Hold on a second. A franchisee, independent of the company, gave some chicken sandwiches to an a marriage seminar in Reading, Pennsylvania, and that makes the whole company anti-gay? I don’t think so.
And that headline the Times quotes is from an inaccurate blog post blaming the corporation for what its affiliate did, though the Times doesn’t point that out.
So does Chick-fil-A really support anti-gay-marriage causes? This is as close as we get to that, way down in the 23rd paragraph of a story padded out with five man-on-the-street interviews:
Over the years, the company’s operators, its WinShape Foundation and the Cathy family have given millions of dollars to a variety of causes and programs, including scholarships that require a pledge to follow Christian values, a string of Christian-based foster homes and groups working to defeat same-sex marriage initiatives…On a petition posted on the Web site change.org, it asks the company to stop supporting groups perceived as anti-gay, including Focus on the Family, an international nonprofit organization that teamed up with Chick-fil-A a few years ago to give away CDs of its Bible-based “Adventures in Odyssey” radio show with every kid’s meal.

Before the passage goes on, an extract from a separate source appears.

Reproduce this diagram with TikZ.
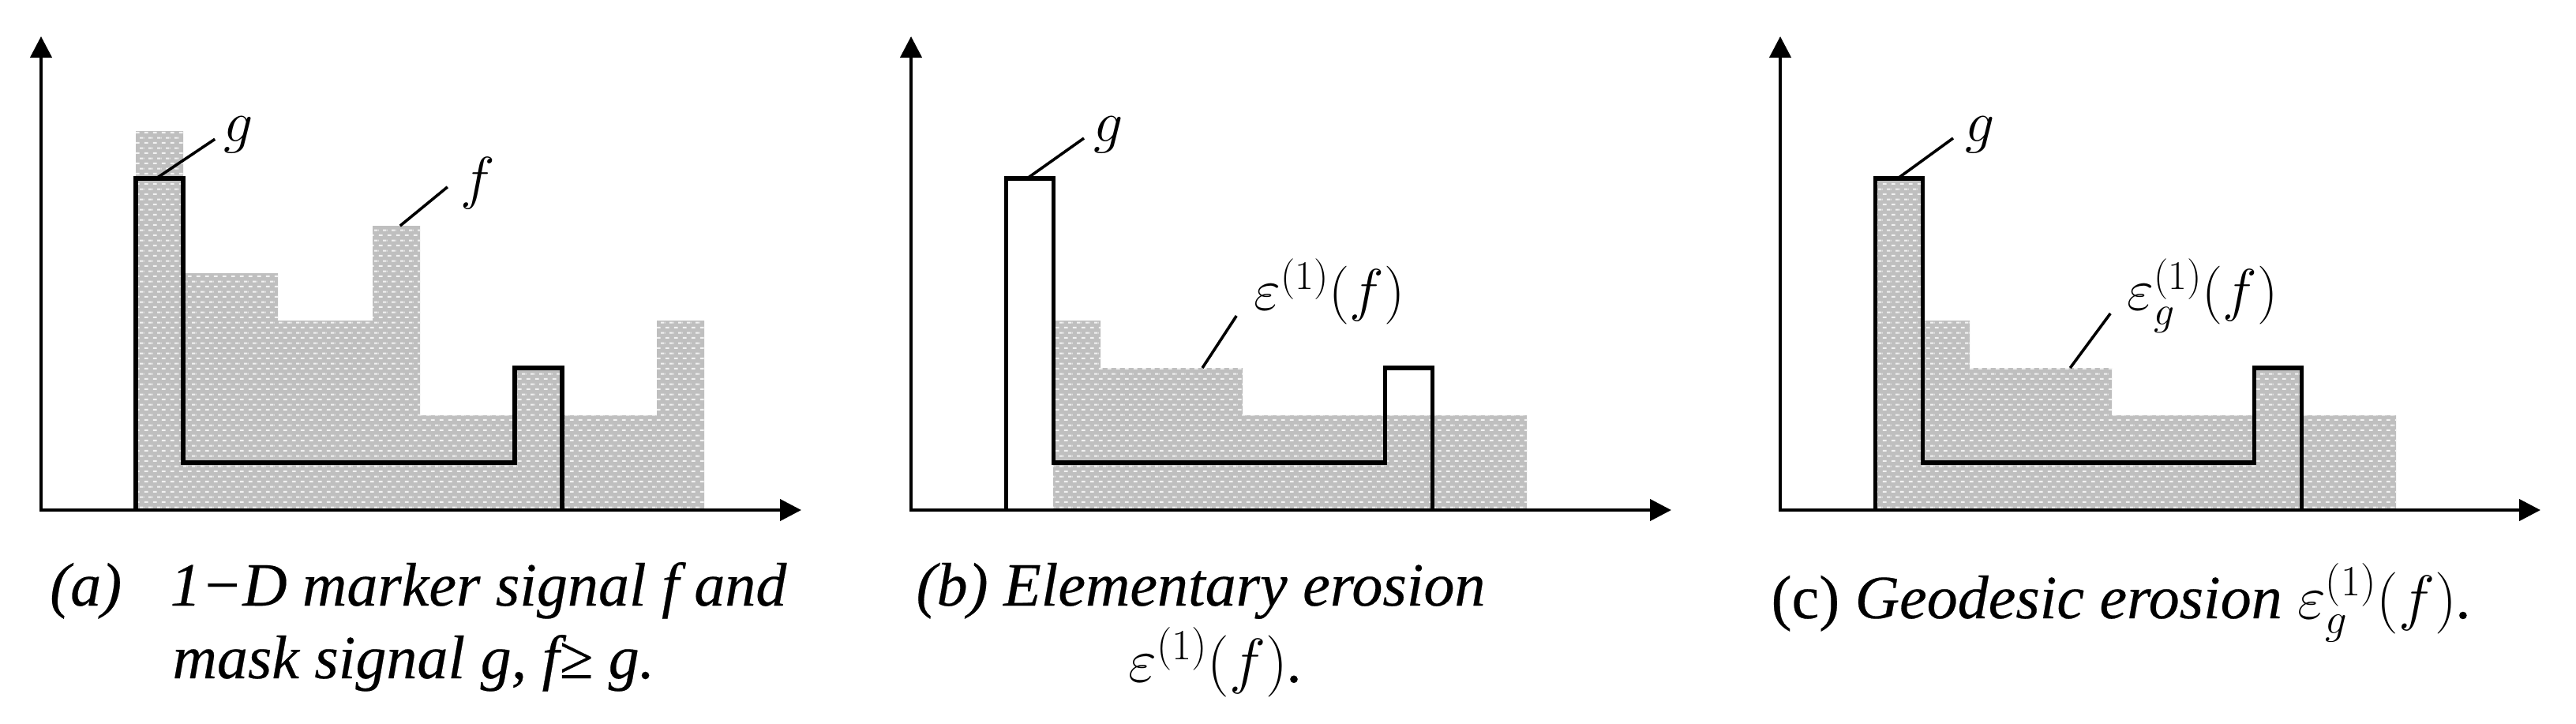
\RequirePackage{fix-cm}
\documentclass[tikz,border=0pt]{standalone}
\usepackage{fontspec}
\newfontfamily\capfont[FakeBold=0.3]{Liberation Serif}
\usetikzlibrary{arrows.meta,patterns.meta}
\pgfdeclarepattern{
  name=dashbrick,
  type=uncolored,
  bottom left={\pgfpoint{0pt}{0pt}},
  top right={\pgfpoint{5.07pt}{6pt}},
  tile size={\pgfpoint{5.07pt}{6pt}},
  code={
    \pgfpathrectangle{\pgfpoint{0.4pt}{0.6pt}}{\pgfpoint{2.4pt}{0.95pt}}
    \pgfpathrectangle{\pgfpoint{2.93pt}{3.6pt}}{\pgfpoint{2.14pt}{0.95pt}}
    \pgfpathrectangle{\pgfpoint{0pt}{3.6pt}}{\pgfpoint{0.26pt}{0.95pt}}
    \pgfusepath{fill}
  }
}
\tikzset{
  axisline/.style={line width=2.05pt, line cap=rect, -{Triangle[length=0.45cm,width=0.45cm]}},
  gline/.style={line width=2.4pt, line join=miter},
  leader/.style={line width=1.7pt},
  sigfill/.style={fill=black!25, postaction={pattern=dashbrick, pattern color=white!95!black}},
  lab/.style={inner sep=0pt, anchor=base west, font=\fontsize{35}{40}\selectfont},
  captext/.style={inner sep=0pt, font=\capfont\fontsize{37}{44}\selectfont\itshape},
}
\begin{document}
\begin{tikzpicture}
\useasboundingbox (-0.8667,-4.5) rectangle (53.517,10.767);
% ---------------- panel (a)
\begin{scope}
\fill[sigfill] (2,0) -- (2,8) -- (3,8) -- (3,5) -- (5,5) -- (5,4) -- (7,4) -- (7,6) -- (8,6) -- (8,2) -- (10,2) -- (10,3) -- (11,3) -- (11,2) -- (13,2) -- (13,4) -- (14,4) -- (14,0) -- cycle;
\draw[gline] (2,0) -- (2,7) -- (3,7) -- (3,1) -- (10,1) -- (10,3) -- (11,3) -- (11,0);
\coordinate (oa) at (0,0); \coordinate (xa) at (16.05,0); \coordinate (ya) at (0,10);
\draw[axisline] (oa) -- (xa);
\draw[axisline] (oa) -- (ya);
\coordinate (ga1) at (2.43,7); \coordinate (ga2) at (3.67,7.83);
\draw[leader] (ga1) -- (ga2);
\node[lab] (gla) at (3.85,7.77) {$g$};
\coordinate (fa1) at (7.58,6); \coordinate (fa2) at (8.58,6.82);
\draw[leader] (fa1) -- (fa2);
\node[lab] (fla) at (8.85,6.6) {$f$};
\end{scope}
% ---------------- panel (b)
\begin{scope}[xshift=18.367cm]
\fill[sigfill] (3,0) -- (3,4) -- (4,4) -- (4,3) -- (7,3) -- (7,2) -- (13,2) -- (13,0) -- cycle;
\draw[gline] (2,0) -- (2,7) -- (3,7) -- (3,1) -- (10,1) -- (10,3) -- (11,3) -- (11,0);
\coordinate (ob) at (0,0); \coordinate (xb) at (16.05,0); \coordinate (yb) at (0,10);
\draw[axisline] (ob) -- (xb);
\draw[axisline] (ob) -- (yb);
\coordinate (gb1) at (2.45,7); \coordinate (gb2) at (3.65,7.85);
\draw[leader] (gb1) -- (gb2);
\node[lab] (glb) at (3.85,7.77) {$g$};
\coordinate (eb1) at (6.15,3); \coordinate (eb2) at (6.87,4.1);
\draw[leader] (eb1) -- (eb2);
\node[lab] (elb) at (7.23,4.22) {$\varepsilon^{(1)}(f)$};
\end{scope}
% ---------------- panel (c)
\begin{scope}[xshift=36.717cm]
\fill[sigfill] (2,0) -- (2,7) -- (3,7) -- (3,4) -- (4,4) -- (4,3) -- (7,3) -- (7,2) -- (10,2) -- (10,3) -- (11,3) -- (11,2) -- (13,2) -- (13,0) -- cycle;
\draw[gline] (2,0) -- (2,7) -- (3,7) -- (3,1) -- (10,1) -- (10,3) -- (11,3) -- (11,0);
\coordinate (oc) at (0,0); \coordinate (xc) at (16.05,0); \coordinate (yc) at (0,10);
\draw[axisline] (oc) -- (xc);
\draw[axisline] (oc) -- (yc);
\coordinate (gc1) at (2.48,7); \coordinate (gc2) at (3.65,7.85);
\draw[leader] (gc1) -- (gc2);
\node[lab] (glc) at (3.9,7.77) {$g$};
\coordinate (ec1) at (6.12,3); \coordinate (ec2) at (6.97,4.15);
\draw[leader] (ec1) -- (ec2);
\node[lab] (elc) at (7.32,4.22) {$\varepsilon_g^{(1)}(f)$};
\end{scope}
% ---------------- captions
\node[captext, anchor=base west] (capa1) at (0.18,-2.017) {(a)};
\node[captext, anchor=base west] (capa2) at (2.72,-2.017) {1−D marker signal f and};
\node[captext, anchor=base west] (capa3) at (2.77,-3.55) {mask signal g, f≥ g.};
\node[captext, anchor=base west] (capb1) at (18.47,-2.017) {(b) Elementary erosion};
\node[captext, anchor=base] (capb2) at (24.8,-3.63) {$\varepsilon^{(1)}(f)$.};
\node[captext, anchor=base west] (capc1) at (36.52,-2.283) {{\upshape(c)} Geodesic erosion $\varepsilon_g^{(1)}(f)$.};
\end{tikzpicture}
\end{document}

But the Focus on the Family thing is weak. Analogy time: Does McDonald’s support Glenn Beck with its tie-ins to Rupert Murdoch’s Ice Age: Dawn of the Dinosaurs and Night at the Museum: Battle of the Smithsonian?
The Times is just the latest to give too much credence to the Pennsylvania angle of this story. An editorial in The Advocate, for instance, inaccurately reported that:
Nationwide fast food chain Chick-fil-A has thrown its support behind “The Art of Marriage,” a series of antigay marriage conferences being held next month in south-central Pennsylvania.
Chick-fil-A itself says a franchisee, which is an independent company, committed to give sandwiches to the conference. Again, there’s no evidence that Chick-fil-A itself agreed to sponsor that conference.
Thing is, there’s plenty of evidence that the company or its founders, anyway, have funded anti-gay-marriage activities before. The blog Good As You, which broke the Pennsylvania story, reports that the company’s WinShape Foundation doesn’t allow gay couples at its retreats and “defines marriage from the Biblical standard as being between one man and one woman.
The Times could have used a lot more of that kind of reporting and a lot less man-on-the-street opining.
The problem with this piece is that the controversy itself is the story, allowing the paper to escape having to do the real legwork of sorting out for us just how legitimate the controversy is.

Thanks for that, Ryan.
Jeremy Hooper
Good As You
#1 Posted by Jeremy Hooper, CJR on Mon 31 Jan 2011 at 08:23 PM
There is more than enough in what you reported to justify negative attention to this company...When the owners of a company take its profit and support initiatives to deny civil rights to anyone, that company merits negative attention.
To me this is less about gay-rights and more about the intrusive overreaching of primitive Christianity into civil society, for which there is explicit evidence, in your reporting. Nothing you wrote delegitimizes the "controversy." It does however add some worthwhile perspective.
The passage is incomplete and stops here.